我默默地流泪,恨自己没有善待唐桑,始终刻意跟她保持距离。那一定狠狠地伤了她的心,以至于到了后来她始终自觉地跟我保持距离。
她留在我脸颊上的那一吻似乎还在,轻轻的,甜甜的,代表了一个女孩子的处子真心。
在混乱、麻木、心痛、沮丧中度过了半晚,新来的护理人员帮我注射营养药、吸氧、吗啡推注,在病床前忙个不停。

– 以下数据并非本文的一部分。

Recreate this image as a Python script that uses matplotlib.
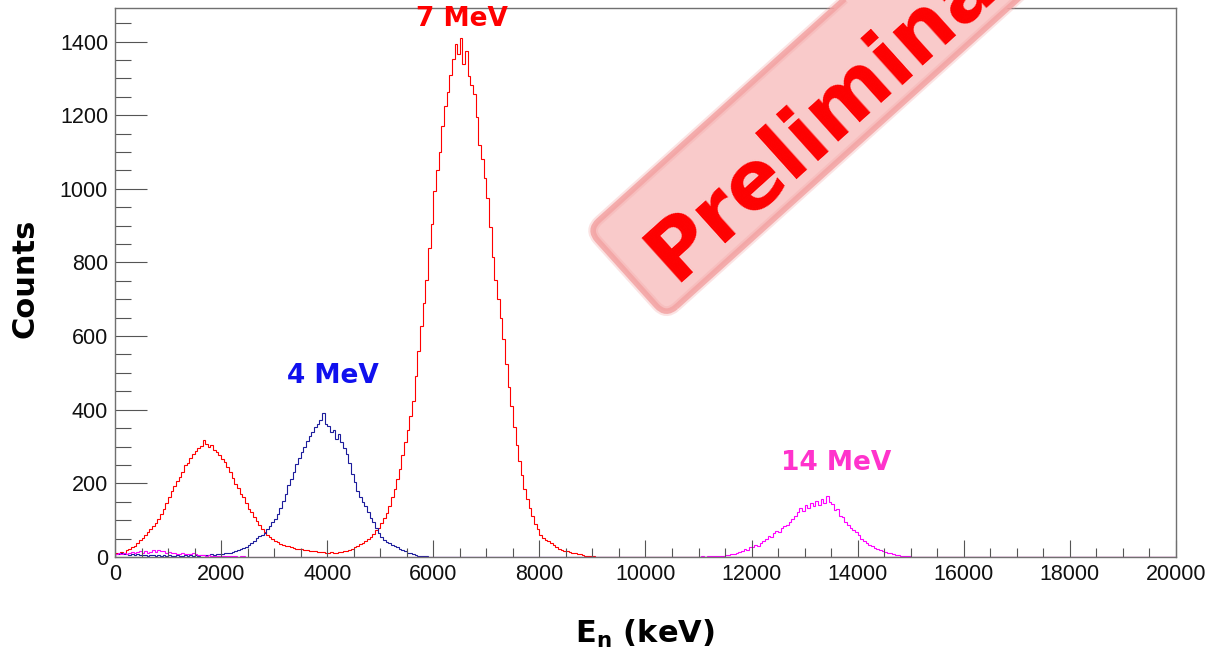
import numpy as np
import matplotlib
matplotlib.use("Agg")
import matplotlib.pyplot as plt
from matplotlib.patches import FancyBboxPatch
from matplotlib.transforms import Affine2D
from matplotlib.ticker import MultipleLocator

plt.rcParams.update({
    "font.family": "Liberation Sans",
    "mathtext.fontset": "dejavusans",
})

BIN_KEV = 50
E_MAX = 20000

# 7 MeV beam: counts per 50 keV bin from 0 keV (low bump + main peak)
RED_START = 0
RED_COUNTS = [
    12, 9, 14, 11, 18, 22, 26, 31, 38, 45,
    52, 60, 68, 75, 84, 92, 104, 116, 131, 148,
    162, 180, 192, 207, 216, 232, 249, 256, 270, 281,
    287, 296, 301, 318, 306, 299, 303, 290, 284, 276,
    265, 258, 244, 232, 215, 199, 188, 172, 162, 147,
    130, 122, 108, 99, 86, 76, 68, 60, 54, 49,
    43, 40, 36, 33, 31, 29, 27, 25, 23, 22,
    21, 19, 18, 17, 16, 15, 14, 13, 14, 12,
    12, 13, 11, 12, 13, 14, 15, 17, 19, 22,
    26, 30, 34, 39, 44, 50, 55, 63, 72, 80,
    92, 106, 120, 138, 162, 184, 211, 240, 276, 312,
    344, 382, 425, 492, 560, 628, 690, 752, 840, 905,
    995, 1050, 1100, 1170, 1225, 1262, 1310, 1352, 1392, 1365,
    1410, 1340, 1375, 1305, 1282, 1258, 1195, 1120, 1082, 1030,
    975, 895, 815, 752, 700, 648, 592, 525, 462, 410,
    352, 305, 262, 222, 186, 158, 132, 112, 90, 75,
    60, 52, 47, 43, 38, 32, 26, 22, 19, 17,
    15, 14, 12, 10, 9, 7, 6, 4, 3, 3,
    2, 1, 1,
]

# 4 MeV beam
BLUE_START = 0
BLUE_COUNTS = [
    9, 8, 10, 7, 8, 6, 7, 5, 7, 6,
    5, 6, 4, 6, 5, 4, 5, 4, 5, 4,
    5, 4, 3, 5, 4, 4, 5, 4, 5, 4,
    5, 4, 6, 5, 6, 5, 7, 6, 8, 7,
    9, 10, 11, 12, 14, 16, 18, 21, 24, 28,
    33, 38, 44, 51, 56, 61, 66, 75, 84, 95,
    104, 118, 134, 152, 172, 195, 212, 232, 252, 268,
    284, 298, 314, 328, 340, 352, 360, 372, 390, 362,
    355, 340, 346, 320, 334, 312, 296, 280, 256, 226,
    205, 180, 164, 150, 138, 122, 106, 94, 78, 64,
    55, 47, 42, 37, 33, 29, 26, 23, 19, 15,
    12, 10, 8, 6, 4, 3, 2, 2, 1, 1,
]

# 14 MeV beam: low-energy tail and main peak (bins in between are empty)
MAG_LOW_START = 0
MAG_LOW_COUNTS = [
    8, 10, 7, 12, 9, 11, 14, 10, 13, 16,
    12, 15, 11, 14, 18, 13, 20, 15, 17, 12,
    14, 10, 12, 9, 8, 10, 7, 9, 8, 12,
    7, 6, 5, 6, 4, 5, 4, 3, 4, 3,
    3, 2, 3, 2, 2, 3, 1, 2, 2, 1,
]
MAG_PEAK_START = 11000
MAG_PEAK_COUNTS = [
    1, 2, 1, 2, 2, 3, 2, 3, 4, 3,
    5, 6, 7, 9, 11, 14, 17, 21, 19, 26,
    28, 32, 30, 38, 43, 50, 57, 55, 64, 70,
    68, 78, 83, 88, 96, 102, 112, 121, 132, 126,
    140, 133, 146, 138, 152, 142, 158, 147, 166, 150,
    143, 128, 131, 112, 108, 96, 88, 80, 74, 68,
    60, 50, 44, 38, 33, 29, 25, 22, 19, 16,
    14, 12, 10, 8, 6, 5, 4, 3, 2, 2,
    1, 1,
]

PEAK_LABELS = ["7 MeV", "4 MeV", "14 MeV"]

edges = np.arange(0, E_MAX + BIN_KEV, BIN_KEV)
nbins = len(edges) - 1


def fill_hist(*segments):
    h = np.zeros(nbins)
    for start, counts in segments:
        i0 = start // BIN_KEV
        h[i0:i0 + len(counts)] = counts
    return h


h_red = fill_hist((RED_START, RED_COUNTS))
h_blue = fill_hist((BLUE_START, BLUE_COUNTS))
h_mag = fill_hist((MAG_LOW_START, MAG_LOW_COUNTS), (MAG_PEAK_START, MAG_PEAK_COUNTS))

fig = plt.figure(figsize=(12.09, 6.58), dpi=100)
ax = fig.add_axes([0.09512, 0.15350, 0.87758, 0.83434])

ax.stairs(h_red, edges, color="#ff0000", lw=0.8)
ax.stairs(h_blue, edges, color="#1c1c9c", lw=0.8)
ax.stairs(h_mag, edges, color="#ff00ff", lw=0.8)

ax.set_xlim(0, E_MAX)
ax.set_ylim(0, 1491)

# ROOT-like frame and inward ticks
for s in ax.spines.values():
    s.set_color("#707070")
    s.set_linewidth(1.0)
ax.xaxis.set_major_locator(MultipleLocator(2000))
ax.xaxis.set_minor_locator(MultipleLocator(500))
ax.yaxis.set_major_locator(MultipleLocator(200))
ax.yaxis.set_minor_locator(MultipleLocator(50))
ax.tick_params(axis="both", which="both", direction="in", color="#555555",
               width=0.8, labelsize=15.5, labelcolor="#111111")
ax.tick_params(axis="x", which="major", length=12.5, pad=5)
ax.tick_params(axis="x", which="minor", length=6.2)
ax.tick_params(axis="y", which="major", length=23, pad=5)
ax.tick_params(axis="y", which="minor", length=11.5)

# peak labels
lab_font = dict(family="DejaVu Sans", fontweight="bold", fontsize=19,
                ha="center", va="center")
ax.text(6541, 1462, PEAK_LABELS[0], color="#ff0000", **lab_font)
ax.text(4100, 492, PEAK_LABELS[1], color="#1010ee", **lab_font)
ax.text(13600, 254, PEAK_LABELS[2], color="#ff33cc", **lab_font)

fig.text(25 / 1209, 1 - 278 / 658, "Counts", rotation=90, ha="center", va="center",
         family="DejaVu Sans", fontweight="bold", fontsize=22)
fig.text(645 / 1209, 1 - 634 / 658, r"E$_{\mathbf{n}}$ (keV)", ha="center", va="center",
         family="DejaVu Sans", fontweight="bold", fontsize=22)

# "Preliminary" stamp, laid out in inches along a tilted strip
stamp_tr = Affine2D().rotate_deg(42).translate(6.27, 6.58 - 2.73) + fig.dpi_scale_trans
body = FancyBboxPatch((0.0, -0.58), 7.0, 1.16,
                      boxstyle="round,pad=0,rounding_size=0.14",
                      transform=stamp_tr, facecolor="#f9caca",
                      edgecolor="none", zorder=9)
fig.add_artist(body)
# soft rim: a faint wide stroke under a narrower one
for lw, a in ((7, 0.3), (4, 0.85)):
    rim = FancyBboxPatch((0.0, -0.58), 7.0, 1.16,
                         boxstyle="round,pad=0,rounding_size=0.14",
                         transform=stamp_tr, facecolor="none",
                         edgecolor="#f3a3a3", lw=lw, alpha=a, zorder=10)
    fig.add_artist(rim)
fig.text(0.29, -0.385, "Preliminary", transform=stamp_tr, rotation=42,
         rotation_mode="anchor", ha="left", va="baseline",
         family="DejaVu Sans", fontweight="bold", fontsize=59,
         color="#ff0000", zorder=11)

fig.savefig("out.png", dpi=100)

哀莫大于心死,这一刻,我的心真的死了,比失去唐晚时更甚。
我欠唐桑太多,这一世已经无法偿还。
清醒过来之后,我打电话给陈定康。
“什么?我没见过任何人,现在也不在将军路,而是在另外一个隐蔽窝点里。我也想到了,经过盖家沟一战,所有人的矛头都指向我,我得深度潜伏,才能躲过捕猎。我既没接到电话,也没看到一个女的,更别提接头的事了。小兄弟,你暂时别找我了,免得害我暴露行踪。下一次我主动找你,而且不打电话,直接去医院。挂电话吧,你那边的信号不安全,很可能被监听了。”他说。